We are advised that during the fiscal period ended August 18, 1995,
5,647,823 shares of Class C shares of beneficial interest in the
Oppenheimer Strategic Diversified Income Fund series were sold in reliance
on the registration of an indefinite number of shares pursuant to Rule
24f-2 of the Investment Company Act of 1940.

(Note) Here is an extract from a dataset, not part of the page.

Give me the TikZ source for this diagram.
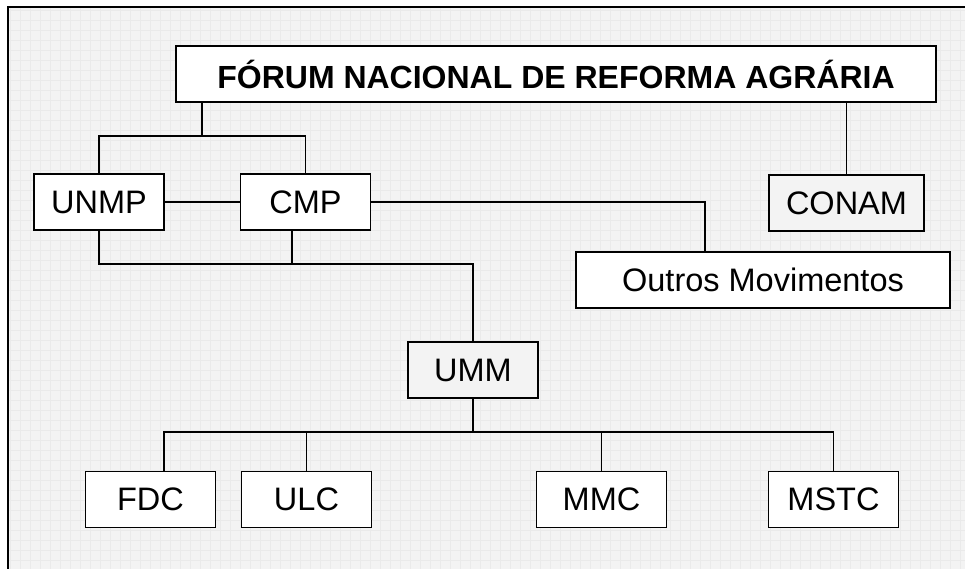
\documentclass[tikz,border=0pt]{standalone}
\usepackage{fontspec}
\setmainfont{Liberation Sans}
\usetikzlibrary{positioning}

\definecolor{paper}{HTML}{F3F3F3}
\definecolor{gridgray}{HTML}{EAEAEA}

\tikzstyle{org} = [rectangle, minimum width=130pt, minimum height=56pt, inner sep=0pt, text centered, draw=black, line width=1.8pt, fill=white, font=\fontsize{32.5}{38}\selectfont]
\tikzstyle{orgshade} = [org, fill=paper]
\tikzstyle{forum} = [org, minimum width=760pt, font=\fontsize{32}{38}\selectfont\bfseries]
\tikzstyle{link} = [line width=1.8pt]

\begin{document}
\begin{tikzpicture}[x=1pt, y=-1pt]

	% page and grid
	\useasboundingbox (0,0) rectangle (965,569);
	\fill[paper] (8,7) rectangle (965,569);
	\draw[gridgray, line width=0.5pt, step=10pt] (8,7) grid (965,569);
	\draw[line width=2pt] (8,569) -- (8,7) -- (965,7);

	\node (forum) [forum] at (556,74) {FÓRUM NACIONAL DE REFORMA AGRÁRIA};
	\node (unmp) [org] at (99,202) {UNMP};
	\node (cmp) [org] at (305.5,202) {CMP};
	\node (conam) [orgshade, minimum width=155pt] at (846.5,203) {CONAM};
	\node (outros) [org, minimum width=374pt] at (763,280) {Outros Movimentos};
	\node (umm) [orgshade] at (473,370) {UMM};
	\node (fdc) [org] at (150.5,499.5) {FDC};
	\node (ulc) [org, right=24.2pt of fdc] {ULC};
	\node (mmc) [org] at (601.5,499.5) {MMC};
	\node (mstc) [org] at (833.5,499.5) {MSTC};

	\coordinate (top) at (202,136);
	\coordinate (mid) at (473,264);
	\coordinate (low) at (473,432);

	\draw [link] (top) -- (top |- forum.south);
	\draw [link] (unmp.north) |- (top) -| (cmp.north);
	\draw [link] (conam.north) -- (conam.north |- forum.south);
	\draw [link] (unmp.east) -- (cmp.west);
	\draw [link] (cmp.east) -| ([xshift=-58pt]outros.north);
	\draw [link] (unmp.south) |- (mid) -- (umm.north);
	\draw [link] ([xshift=-13.5pt]cmp.south) -- ([xshift=-13.5pt]cmp.south |- mid);
	\draw [link] (umm.south) -- (low);
	\draw [link] ([xshift=13.5pt]fdc.north) |- (low) -| (mstc.north);
	\draw [link] (ulc.north) -- (ulc.north |- low);
	\draw [link] (mmc.north) -- (mmc.north |- low);

\end{tikzpicture}
\end{document}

It is our opinion that the said shares of beneficial interest sold by the
Oppenheimer Strategic Diversified Income Fund series of the Trust in
reliance on Rule 24f-2 of the Investment Company Act of 1940 are legally
issued and, subject to the matters mentioned in the next paragraph, fully
paid and nonassessable by the Trust.

Under Massachusetts law, shareholders of the Trust may, under certain
circumstances, be held personally liable as partners for the obligations
of the Trust.  The Declaration of Trust does, however, contain an express
disclaimer of shareholder liability for acts or obligations of the Trust
and requires that notice of such disclaimer be given in each agreement,
obligation, or instrument entered into or executed by the Trust or the
Trustees.  The Declaration of Trust provides for indemnification out of
the trust property of any shareholder held personally liable for the
obligations of the Trust.  The Declaration of Trust also provides that the
Trust shall, upon request, assume the defense of any claim made against
any shareholder for any act or obligation of the Trust and satisfy any
judgment thereon.

                                           Sincerely,


                                           /s/ Allan B. Adams
                                           ------------------------------------
                                           Allan B. Adams
                                           of MYER, SWANSON, ADAMS & WOLF, P.C.